Note: This only has the potential to work if you are married. If you are not married and attempt this solution, it will backfire tremendously.

4. Facial Hair (guys only please)
So you've tried everything so far. If you're lucky you went the marriage and baby route since now you can really understand the infinite transcendent God. If that whole marriage thing seems too far away or way to scary, allow me to suggest a simpler solution you might try. Grow facial hair.

If you're anything like me, this will not work. When I try to grow facial hair, I look like a fat homeless man suffering from mange. (When I shave, I just look like a fat homeless man.)
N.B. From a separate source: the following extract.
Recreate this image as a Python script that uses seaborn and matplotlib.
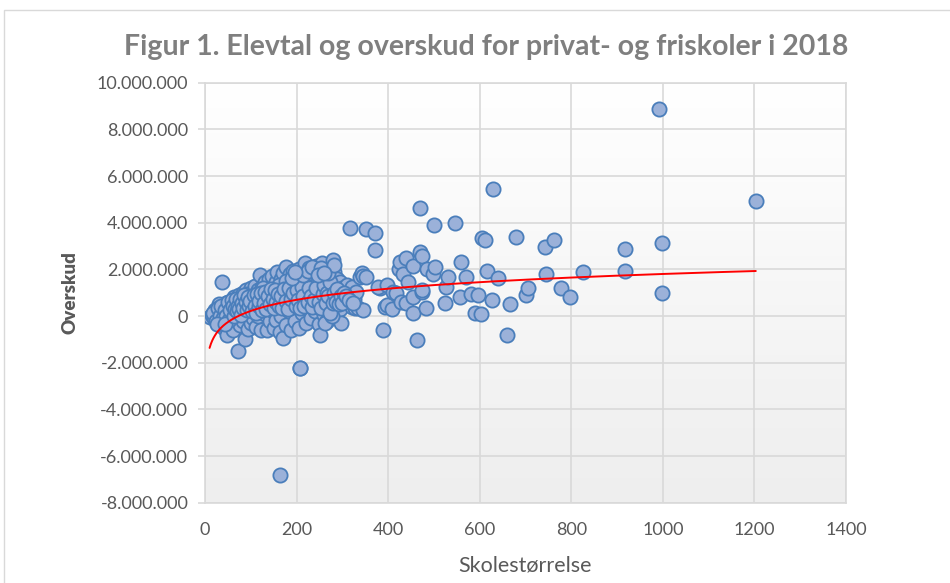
import numpy as np
import pandas as pd
import matplotlib
matplotlib.use("Agg")
import matplotlib.pyplot as plt
from matplotlib.patches import Rectangle
from matplotlib.ticker import FuncFormatter
from matplotlib.colors import LinearSegmentedColormap
import seaborn as sns

# ---- data (school size, surplus in million NOK) ----
school_size = [
    10, 15, 20, 25, 30, 35, 38, 40, 42, 45, 47, 48, 50, 30, 22, 36,
    52, 55, 58, 60, 62, 64, 66, 68, 70, 72, 73, 75, 76, 78, 80, 82, 84, 85, 87, 88,
    90, 92, 94, 95, 97, 98, 100, 100, 56, 66, 86, 92,
    102, 104, 105, 107, 108, 110, 112, 114, 115, 116, 118, 120, 121, 123, 124, 126,
    128, 130, 131, 133, 135, 136, 138, 140, 141, 143, 145, 146, 148, 150, 150, 112,
    127, 139, 147,
    152, 154, 155, 157, 158, 160, 161, 163, 164, 165, 167, 168, 170, 171, 172, 174,
    175, 176, 178, 179, 180, 182, 183, 185, 186, 188, 190, 191, 193, 194, 196, 197,
    198, 200, 200, 162, 177, 189, 195,
    202, 204, 205, 206, 208, 209, 210, 212, 213, 215, 216, 218, 219, 220, 222, 223,
    225, 226, 228, 229, 230, 232, 233, 235, 236, 238, 240, 241, 243, 244, 245, 247,
    248, 250, 251, 221, 237, 246,
    252, 254, 255, 256, 258, 260, 261, 263, 265, 266, 268, 270, 271, 273, 275, 276,
    278, 280, 281, 283, 285, 286, 288, 290, 292, 294, 295, 298, 300, 300, 262, 277,
    303, 306, 310, 313, 317, 318, 320, 322, 325, 328, 330, 335, 338, 342, 344, 346, 351,
    # denser core of the cluster
    18, 24, 28, 32, 34, 40, 43, 46, 50, 53, 57, 59, 27, 44, 54,
    61, 63, 65, 67, 69, 71, 74, 77, 79, 81, 83, 86, 89, 91, 93, 96, 99, 103, 106, 109,
    111, 113, 117, 119, 122, 125, 129, 132, 134, 137, 142, 144, 149, 151, 153, 156, 159,
    161, 166, 169, 173, 176, 181, 184, 187, 192, 199, 201, 203, 207, 211,
    214, 217, 224, 227, 231, 234, 239, 242, 249, 253, 257, 259,
    264, 267, 269, 272, 274, 279, 282, 287, 289, 293, 296, 299, 304, 308, 315, 323,
    190, 213, 226, 234, 253, 268, 282, 246, 260, 196,
    # larger schools
    352, 371, 371, 382, 378, 389, 393, 397, 398, 408, 410, 418, 424, 426, 429, 432,
    440, 440, 444, 455, 455, 455, 463, 470, 473, 470, 475, 475, 483, 484, 499, 500,
    502, 525, 526, 530, 546, 557, 560, 570, 582, 590, 597, 602, 605, 612, 616, 626,
    630, 640, 659, 667, 679, 700, 706, 742, 745, 763, 777, 798, 826, 917, 918, 991,
    999, 999, 1203, 164, 208,
]
surplus_mill = [
    -0.05, 0.05, -0.1, 0.1, -0.3, 0.2, 1.44, 0.4, -0.5, 0.55, -0.81, 0.3, 0.1, 0.5, 0.25, -0.2,
    0.45, -0.3, 0.6, 0.2, -0.6, 0.8, 0.35, -0.1, 0.65, 0.1, -1.49, 0.9, -0.4, 0.5, 0.25, 1.0, -0.2, 0.7, -1.0, 0.4,
    1.1, 0.0, 0.6, -0.55, 0.85, 0.3, 1.2, -0.3, 0.0, 0.55, 0.15, 0.95,
    0.5, 0.75, -0.1, 1.0, 0.25, 1.3, -0.45, 0.6, 1.1, 0.0, 0.85, 1.76, 0.35, -0.6, 1.25, 0.55,
    0.9, 1.45, 0.1, 0.7, -0.6, 1.15, 0.4, 1.6, -0.2, 0.95, 0.6, 1.3, 0.2, 1.0, -0.5, 0.8,
    1.2, 0.75, 1.7,
    0.5, 1.45, -0.15, 0.8, 1.9, 0.3, 1.15, -0.7, 0.65, 1.6, 0.0, 1.0, 1.85, -0.96, 0.45, 1.3,
    0.8, -0.4, 2.11, 1.1, 0.55, 1.55, 0.2, 0.95, 1.8, -0.6, 1.25, 0.7, 1.95, 0.3, 1.05, -0.2,
    1.5, 0.85, 1.75, 1.35, 1.5, 0.45, 0.6,
    0.4, 1.3, 2.0, -0.5, -2.23, 0.9, 1.6, 0.15, 1.15, 1.9, 0.6, 2.26, 1.35, -0.3, 0.8, 1.7,
    1.1, 0.3, 2.05, 1.45, 0.65, -0.1, 1.25, 1.85, 0.5, 0.95, 1.6, 0.2, 2.15, 1.05, 0.7, 1.4,
    -0.35, 1.9, -0.81, 1.5, 1.3, 0.4,
    0.9, 1.2, 2.26, 0.45, 1.6, 0.05, 1.0, 1.75, 0.7, -0.2, 1.35, 2.0, 0.5, 1.1, 0.25, 1.55,
    0.85, 2.4, 1.9, 0.4, 1.25, 0.0, 1.6, 0.75, 1.05, 0.3, 1.45, -0.31, 0.95, 1.2, -0.3, 0.0,
    0.83, 1.1, 1.35, 0.61, 3.76, 1.0, 0.4, 1.25, 0.75, 0.33, 1.05, 0.33, 1.69, 1.83, 1.71, 0.26, 1.68,
    # denser core of the cluster
    0.15, -0.2, 0.35, 0.0, 0.45, -0.1, 0.25, 0.0, 0.6, -0.15, 0.3, 0.7, -0.35, -0.35, 0.25,
    0.45, 0.0, 0.3, 0.75, 0.2, 0.45, 0.3, 0.75, 0.05, 0.55, 0.35, 0.9, 0.6, 0.25, 0.8, 0.45, 0.65, 0.2, 0.9, 0.45,
    0.15, 0.95, 0.45, 0.65, 1.0, 0.25, 0.55, 1.05, 0.3, 0.85, 0.5, 1.15, 0.75, 0.35, 1.1, 0.6, 0.95,
    0.45, 0.85, 0.35, 1.15, 0.65, 0.3, 1.2, 0.75, 1.0, 0.45, 1.1, 0.7, 0.35, 1.25,
    0.85, 0.45, 0.6, 1.2, 0.85, 0.4, 0.7, 1.2, 0.6, 0.35, 0.95, 1.35,
    0.55, 1.0, 0.85, 0.15, 1.45, 0.55, 1.0, 0.6, 1.15, 0.5, 0.85, 0.55, 1.0, 0.85, 0.7, 0.55,
    1.65, 1.75, 1.95, 2.1, 2.05, 1.85, 2.2, 1.75, 1.85, 1.9,
    # larger schools
    3.72, 3.57, 2.83, 1.19, 1.26, -0.6, 0.4, 0.47, 1.33, 0.29, 1.04, 0.97, 2.0, 2.33, 0.61, 1.79,
    2.47, 0.54, 1.47, 2.14, 0.83, 0.11, -1.04, 2.76, 2.57, 4.62, 1.04, 1.11, 0.33, 2.03, 1.8, 3.9,
    2.11, 0.57, 1.26, 1.68, 4.0, 0.83, 2.3, 1.69, 0.94, 0.14, 0.91, 0.1, 3.33, 3.26, 1.91, 0.67,
    5.43, 1.62, -0.81, 0.5, 3.37, 0.9, 1.21, 2.96, 1.8, 3.26, 1.21, 0.8, 1.89, 1.93, 2.86, 8.86,
    3.12, 1.0, 4.91, -6.8, -2.23,
]

# logarithmic trendline y = a*ln(x) + b (million NOK)
trend_a_mill = 0.688
trend_b_mill = -2.95

x_ticks = [0, 200, 400, 600, 800, 1000, 1200, 1400]
y_ticks = [-8_000_000, -6_000_000, -4_000_000, -2_000_000, 0, 2_000_000,
           4_000_000, 6_000_000, 8_000_000, 10_000_000]

title = "Figur 1. Elevtal og overskud for privat- og friskoler i 2018"
x_label = "Skolestørrelse"
y_label = "Overskud"

# ---- build table ----
df = pd.DataFrame({"size": school_size,
                   "surplus": np.array(surplus_mill) * 1_000_000})

xs = np.linspace(df["size"].min(), df["size"].max(), 400)
trend = pd.DataFrame({"size": xs,
                      "surplus": (trend_a_mill * np.log(xs) + trend_b_mill) * 1_000_000})

# ---- style ----
sns.set_theme(style="white")
plt.rcParams["font.family"] = ["Lato", "DejaVu Sans"]
grid_c = "#D9D9D9"
text_c = "#595959"

fig = plt.figure(figsize=(9.5, 5.83), dpi=100)
ax = fig.add_axes([205 / 950, 1 - 502.7 / 583, (846 - 205) / 950, (502.7 - 82.7) / 583])

# subtle gradient plot background
grad = np.linspace(0, 1, 256).reshape(-1, 1)
cmap = LinearSegmentedColormap.from_list("bg", ["#FFFFFF", "#EEEEEE"])
ax.imshow(grad, extent=[0, 1, 0, 1], transform=ax.transAxes, aspect="auto",
          cmap=cmap, zorder=0, origin="upper")

sns.scatterplot(data=df, x="size", y="surplus", ax=ax, s=105,
                color="#9BB1D9", edgecolor="#4A7EBB", linewidth=1.3,
                zorder=3, legend=False)
sns.lineplot(data=trend, x="size", y="surplus", ax=ax, color="#FF0000",
             linewidth=1.4, zorder=4, estimator=None, legend=False)

ax.set_xlim(0, 1400)
ax.set_ylim(-8_000_000, 10_000_000)
ax.set_xticks(x_ticks)
ax.set_yticks(y_ticks)
ax.yaxis.set_major_formatter(FuncFormatter(lambda v, p: f"{int(v):,}".replace(",", ".")))
ax.grid(True, color=grid_c, linewidth=1.2, zorder=1)
ax.set_axisbelow(True)
for s in ax.spines.values():
    s.set_color(grid_c)
    s.set_linewidth(1.2)
ax.tick_params(axis="y", length=5, width=1.2, color=grid_c, pad=7,
               labelsize=13, labelcolor=text_c, left=True)
ax.tick_params(axis="x", length=0, pad=14, labelsize=13, labelcolor=text_c)
ax.set_xlabel("")
ax.set_ylabel("")

fig.text(0.512, 1 - 47 / 583, title, ha="center", va="center",
         fontsize=20.5, fontweight="bold", color="#7F7F7F")
fig.text(525.5 / 950, 1 - 565 / 583, x_label, ha="center", va="center",
         fontsize=15.5, color=text_c)
fig.text(70 / 950, 1 - 292.7 / 583, y_label, ha="center", va="center",
         rotation=90, fontsize=13.5, fontweight="heavy", color=text_c)

# outer chart border
fig.patches.append(Rectangle((4 / 950, -0.1), 1.2, 1 - 10 / 583 + 0.1,
                             transform=fig.transFigure, fill=False,
                             edgecolor="#D9D9D9", linewidth=1.0))

fig.savefig("out.png", dpi=100, facecolor="white")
If you are fortunate enough to grow a distinguished beard or a classy goatee, then give it a shot. Maybe it will be enough of a disguise that people will forget you are that kid who stole snacks from the youth pantry and stored them above the ceiling tiles for increased snackability later on.

5. Volunteer to Assist with the Youth Ministry
This is your final line of defense and can be very effective. The pros, of course, are that you already know the ministry. You know every little thing about each of the current youth leaders like what time they go to bed, how soundly they sleep during mission trips and youth camp, and what their price is to let you off the hook. But you should follow some guidelines before jumping in with both feet.
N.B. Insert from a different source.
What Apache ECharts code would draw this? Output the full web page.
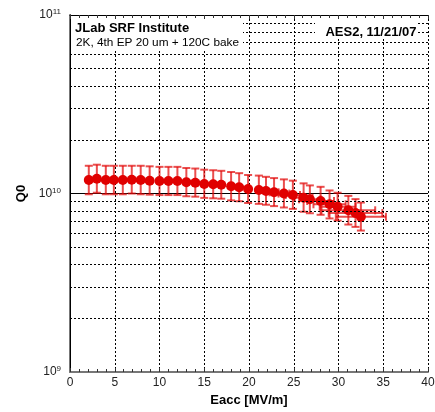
<!DOCTYPE html>
<html>
<head>
<meta charset="utf-8">
<script src="https://cdn.jsdelivr.net/npm/echarts@6/dist/echarts.min.js"></script>
<style>
html,body{margin:0;padding:0;background:#fff;}
#c{width:435px;height:412px;}
</style>
</head>
<body>
<div id="c"></div>
<script>
// ---- data ----
const eacc = [2.1,3.0,4.0,4.9,5.9,6.9,7.9,8.9,10.0,11.0,12.0,13.0,14.0,15.0,16.0,16.9,18.0,18.9,19.9,21.1,21.9,22.8,23.9,24.9,26.1,26.8,28.0,29.0,29.9,31.1,31.9,32.5];
const q0 = [1.19e10,1.21e10,1.19e10,1.19e10,1.19e10,1.195e10,1.19e10,1.18e10,1.175e10,1.175e10,1.175e10,1.155e10,1.15e10,1.13e10,1.126e10,1.12e10,1.097e10,1.083e10,1.06e10,1.046e10,1.033e10,1.016e10,0.999e10,0.981e10,0.947e10,0.928e10,0.908e10,0.87e10,0.844e10,0.805e10,0.778e10,0.741e10];
const q0Hi = [1.43e10,1.45e10,1.43e10,1.43e10,1.43e10,1.43e10,1.43e10,1.42e10,1.41e10,1.41e10,1.41e10,1.39e10,1.38e10,1.36e10,1.35e10,1.34e10,1.32e10,1.30e10,1.27e10,1.26e10,1.24e10,1.22e10,1.20e10,1.18e10,1.14e10,1.11e10,1.09e10,1.04e10,1.01e10,0.97e10,0.93e10,0.89e10];
const q0Lo = [0.99e10,1.01e10,0.99e10,0.99e10,0.99e10,1.00e10,0.99e10,0.985e10,0.98e10,0.98e10,0.98e10,0.965e10,0.96e10,0.945e10,0.94e10,0.935e10,0.915e10,0.905e10,0.885e10,0.875e10,0.865e10,0.85e10,0.835e10,0.82e10,0.79e10,0.775e10,0.76e10,0.725e10,0.705e10,0.67e10,0.65e10,0.62e10];
const eaccErr = [0,0,0,0,0,0,0,0,0,0,0,0,0,0,0,0,0,0,0,0,0,0.5,0.6,0.8,1.0,1.2,1.5,1.8,2.0,3.0,3.0,2.8];
const xTicks = [0,5,10,15,20,25,30,35,40];
const yDecades = [1e9,1e10,1e11];
const yMinorGrid = [2e9,3e9,4e9,5e9,6e9,7e9,8e9,9e9,2e10,3e10,4e10,5e10,6e10,7e10,8e10,9e10];
const titleText = 'JLab SRF Institute';
const subText = '2K, 4th EP 20 um + 120C bake';
const tagText = 'AES2, 11/21/07';
const xName = 'Eacc [MV/m]';
const yName = 'Q0';

const FONT = '"Liberation Sans", Arial, sans-serif';
const errData = eacc.map((x,i)=>[x, q0[i], q0Lo[i], q0Hi[i], x-eaccErr[i], x+eaccErr[i]]);
const ptData = eacc.map((x,i)=>[x, q0[i]]);

function renderErr(params, api){
  const x = api.value(0), y = api.value(1), lo = api.value(2), hi = api.value(3), xl = api.value(4), xh = api.value(5);
  const pt = api.coord([x, hi]), pb = api.coord([x, lo]);
  const cap = 4;
  const st = {stroke:'rgba(226,10,10,0.72)', lineWidth:2};
  const ch = [
    {type:'line', shape:{x1:pt[0],y1:pt[1],x2:pb[0],y2:pb[1]}, style:st},
    {type:'line', shape:{x1:pt[0]-cap,y1:pt[1],x2:pt[0]+cap,y2:pt[1]}, style:st},
    {type:'line', shape:{x1:pb[0]-cap,y1:pb[1],x2:pb[0]+cap,y2:pb[1]}, style:st}
  ];
  if (xh > xl) {
    const pl = api.coord([xl, y]), pr = api.coord([xh, y]);
    ch.push({type:'line', shape:{x1:pl[0],y1:pl[1],x2:pr[0],y2:pr[1]}, style:st});
    ch.push({type:'line', shape:{x1:pl[0],y1:pl[1]-cap,x2:pl[0],y2:pl[1]+cap}, style:st});
    ch.push({type:'line', shape:{x1:pr[0],y1:pr[1]-cap,x2:pr[0],y2:pr[1]+cap}, style:st});
  }
  return {type:'group', children:ch};
}

const chart = echarts.init(document.getElementById('c'), null, {renderer:'canvas'});
const gridDot = {color:'#000', width:1, type:[2,2]};
chart.setOption({
  animation:false,
  backgroundColor:'#fff',
  grid:{left:70, right:7, top:15, bottom:40, containLabel:false, outerBoundsMode:'none'},
  xAxis:[{
    type:'value', min:xTicks[0], max:xTicks[xTicks.length-1], interval:5, position:'bottom',
    name:xName, nameLocation:'middle', nameGap:15,
    nameTextStyle:{fontFamily:FONT, fontWeight:'bold', fontSize:13, color:'#000'},
    axisLine:{show:true, lineStyle:{color:'#777', width:2}},
    axisTick:{show:true, inside:true, length:4, lineStyle:{color:'#333'}},
    minorTick:{show:true, splitNumber:5, length:3, lineStyle:{color:'#333'}},
    splitLine:{show:true, lineStyle:gridDot},
    axisLabel:{margin:5, fontFamily:FONT, fontSize:12, color:'#222'}
  },{
    type:'value', min:xTicks[0], max:xTicks[xTicks.length-1], interval:5, position:'top',
    axisLine:{show:true, lineStyle:{color:'#000', width:1}},
    axisTick:{show:true, inside:true, length:4, lineStyle:{color:'#333'}},
    minorTick:{show:true, splitNumber:5, length:3, lineStyle:{color:'#333'}},
    splitLine:{show:false}, axisLabel:{show:false}
  }],
  yAxis:[{
    type:'log', logBase:10, min:yDecades[0], max:yDecades[yDecades.length-1], position:'left',
    name:yName, nameLocation:'middle', nameGap:42, nameRotate:90,
    nameTextStyle:{fontFamily:FONT, fontWeight:'bold', fontSize:13, color:'#000'},
    axisLine:{show:true, lineStyle:{color:'#777', width:2}},
    axisTick:{show:false},
    splitLine:{show:true, lineStyle:{color:'#000', width:1, type:'solid'}},
    axisLabel:{margin:9, fontFamily:FONT, color:'#222',
      formatter:function(v){ return '{b|10}{s|' + Math.round(Math.log10(v)) + '}'; },
      rich:{b:{fontSize:12, fontFamily:FONT, color:'#222'}, s:{fontSize:8, fontFamily:FONT, color:'#222', verticalAlign:'top', padding:[0,0,6,0]}}
    }
  },{
    type:'log', logBase:10, min:yDecades[0], max:yDecades[yDecades.length-1], position:'right',
    axisLine:{show:true, lineStyle:{color:'#000', width:1}},
    axisTick:{show:false}, splitLine:{show:false}, axisLabel:{show:false}
  }],
  series:[{
    type:'custom', renderItem:renderErr, data:errData, encode:{x:0, y:1}, z:3,
    markLine:{silent:true, symbol:'none', label:{show:false}, lineStyle:gridDot,
      data: yMinorGrid.map(v=>({yAxis:v}))}
  },{
    type:'scatter', data:ptData, symbol:'circle', symbolSize:10, z:4,
    itemStyle:{color:'#e00000', opacity:1}
  }],
  graphic:[
    {type:'rect', z:100, shape:{x:71, y:19, width:172, height:30}, style:{fill:'#fff'}},
    {type:'text', z:101, x:75, y:28.5, style:{text:titleText, fontFamily:FONT, fontWeight:'bold', fontSize:13, fill:'#000', verticalAlign:'middle', textAlign:'left'}},
    {type:'text', z:101, x:76, y:42.5, style:{text:subText, fontFamily:FONT, fontSize:11.8, fill:'#000', verticalAlign:'middle', textAlign:'left'}},
    {type:'rect', z:100, shape:{x:315, y:19, width:102, height:19}, style:{fill:'#fff'}},
    {type:'text', z:101, x:416.5, y:32, style:{text:tagText, fontFamily:FONT, fontWeight:'bold', fontSize:13, fill:'#000', verticalAlign:'middle', textAlign:'right'}}
  ]
});
</script>
</body>
</html>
Wait at least 18 months before volunteering. You may be tempted to get involved right away, but this can be dangerous. Allow me to illustrate. Remember that cheerleader you had a crush on in April? Well it's June now, she still has another year of high school and you just graduated. Unless you want to go from everyone thinking you're still "one of the kids" to "that creepy youth leader," trust me, take a break from any and all youth ministry related activities.

During your 18 month break, try to do #1 and #4 of this list.
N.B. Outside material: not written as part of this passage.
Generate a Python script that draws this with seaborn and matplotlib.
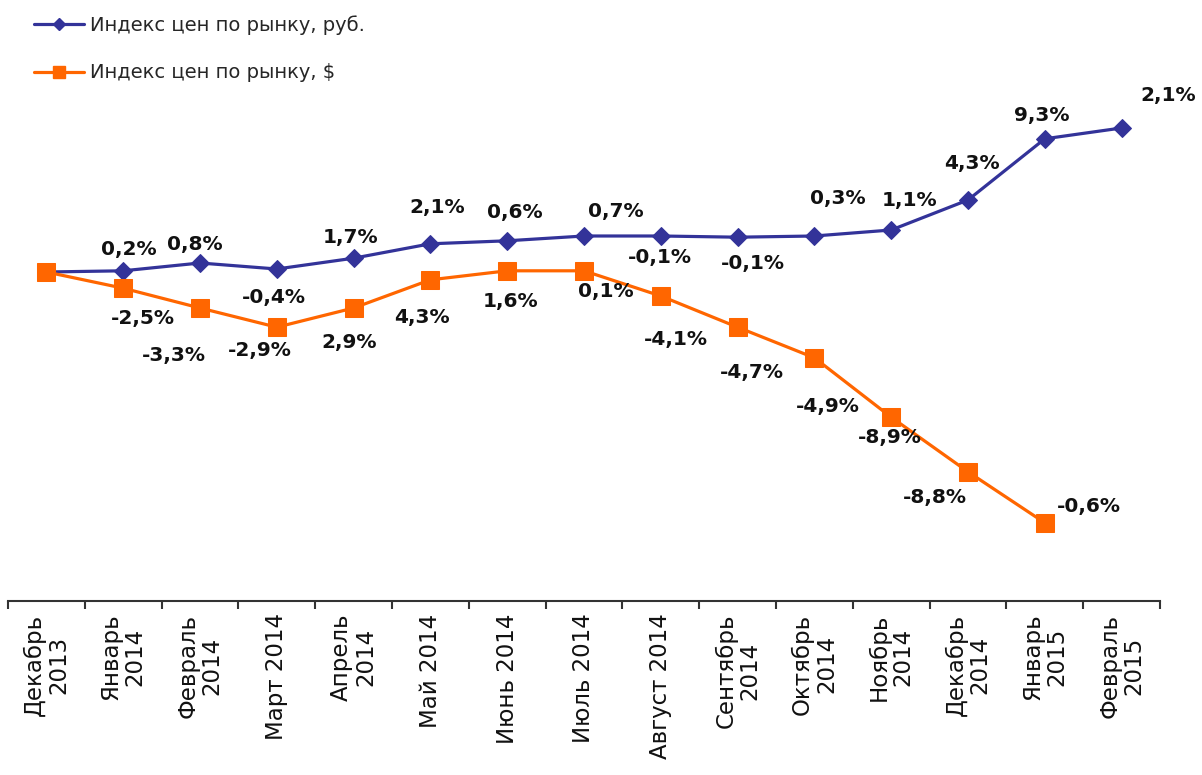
import numpy as np
import seaborn as sns
import matplotlib.pyplot as plt
from matplotlib.lines import Line2D

# month categories (x axis)
months = ["Декабрь\n2013", "Январь\n2014", "Февраль\n2014", "Март 2014", "Апрель\n2014",
          "Май 2014", "Июнь 2014", "Июль 2014", "Август 2014", "Сентябрь\n2014",
          "Октябрь\n2014", "Ноябрь\n2014", "Декабрь\n2014", "Январь\n2015", "Февраль\n2015"]

# price index (Dec 2013 = 100)
rub_index = [100.0, 100.2, 101.5, 100.5, 102.3, 104.7, 105.2, 106.0, 106.0, 105.8,
             106.0, 107.0, 112.0, 122.2, 124.0]
usd_index = [100.0, 97.3, 94.0, 90.8, 94.0, 98.7, 100.2, 100.2, 96.0, 90.8,
             85.7, 75.8, 66.7, 58.2]

# month-over-month change labels (from January 2014 on)
rub_labels = ["0,2%", "0,8%", "-0,4%", "1,7%", "2,1%", "0,6%", "0,7%", "-0,1%", "-0,1%",
              "0,3%", "1,1%", "4,3%", "9,3%", "2,1%"]
usd_labels = ["-2,5%", "-3,3%", "-2,9%", "2,9%", "4,3%", "1,6%", "0,1%", "-4,1%", "-4,7%",
              "-4,9%", "-8,9%", "-8,8%", "-0,6%"]

# label offsets from their point, in pixels (dx, dy; dy positive = down)
rub_offsets = [(6, -21), (-5, -18), (-3, 29), (-3, -21), (7, -36), (8, -28), (32, -24),
               (-1, 22), (15, 26), (23, -37), (18, -29), (4, -36), (-3, -23), (47, -32)]
usd_offsets = [(20, 30), (-26, 47), (-17, 23), (-4, 34), (-8, 38), (3, 31), (22, 21),
               (15, 44), (14, 45), (13, 49), (-1, 20), (-33, 26), (44, -16)]

BLUE = "#333399"
ORANGE = "#FF6600"
DPI = 100

sns.set_style("white")
plt.rcParams['font.family'] = ['DejaVu Sans']

fig = plt.figure(figsize=(12.02, 7.75), dpi=DPI)
ax = fig.add_axes([8 / 1202, 174 / 775, 1152 / 1202, 601 / 775])

x_rub = np.arange(len(rub_index))
x_usd = np.arange(len(usd_index))
sns.lineplot(x=x_rub, y=rub_index, ax=ax, color=BLUE, linewidth=2.3, marker="D",
             markersize=9.5, markeredgecolor=BLUE)
sns.lineplot(x=x_usd, y=usd_index, ax=ax, color=ORANGE, linewidth=2.3, marker="s",
             markersize=13, markeredgecolor=ORANGE)
ax.lines[0].set_zorder(3)
ax.lines[1].set_zorder(4)

# data labels
px = 72.0 / DPI
for i, (lab, (dx, dy)) in enumerate(zip(rub_labels, rub_offsets)):
    ax.annotate(lab, (x_rub[i + 1], rub_index[i + 1]), xytext=(dx * px, -dy * px),
                textcoords="offset points", ha="center", va="center",
                fontsize=14.5, fontweight="bold", color="#111111", zorder=5)
for i, (lab, (dx, dy)) in enumerate(zip(usd_labels, usd_offsets)):
    ax.annotate(lab, (x_usd[i + 1], usd_index[i + 1]), xytext=(dx * px, -dy * px),
                textcoords="offset points", ha="center", va="center",
                fontsize=14.5, fontweight="bold", color="#111111", zorder=5)

# axes styling: only the bottom axis, with ticks between categories
ax.set_xlim(-0.5, len(months) - 0.5)
ax.set_ylim(45.17, 145.33)
ax.set_yticks([])
for s in ["left", "right", "top"]:
    ax.spines[s].set_visible(False)
ax.spines["bottom"].set_color("#333333")
ax.spines["bottom"].set_linewidth(1.5)
ax.set_xticks(np.arange(len(months)))
ax.set_xticklabels(months, rotation=90, fontsize=16.5, ha="center", va="top",
                   multialignment="center", color="#111111", linespacing=1.05)
ax.set_xticks(np.arange(len(months) + 1) - 0.5, minor=True)
ax.tick_params(axis="x", which="major", length=0, pad=9)
ax.tick_params(axis="x", which="minor", length=6, width=1.5, color="#333333",
               direction="out", bottom=True)
ax.patch.set_visible(False)

# legend in the top-left corner
handles = [Line2D([], [], color=BLUE, linewidth=2.3, marker="D", markersize=6),
           Line2D([], [], color=ORANGE, linewidth=2.3, marker="s", markersize=8)]
fig.legend(handles, ["Индекс цен по рынку, руб.", "Индекс цен по рынку, $"],
           loc="upper left", bbox_to_anchor=(16 / 1202, 1 + 2 / 775), frameon=False,
           fontsize=14, handlelength=2.6, handletextpad=0.3, labelspacing=1.45)

fig.savefig("out.png", dpi=DPI)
Remember that volunteering for youth ministry does not make people view you as an adult, but it does keep you relatively out of sight from most of the people who would give you a hard time about it. And you still get to act like a child much of the time, which is the ultimate goal anyway. Right?

Please know that all of this is very tongue-in-cheek, but allow me to be serious for at least the next five sentences.

Whatever your age, life status, color, ability, knowledge or anything else, you are an important part of your church. Even if you feel overlooked, overworked and underappreciated, you are important. If you are young, you bring excitement and creativity that your church needs. If you are older, you bring the wisdom of your life experiences. Wherever you find yourself in your church, serve others with others to transform people into fully devoted followers of Jesus Christ.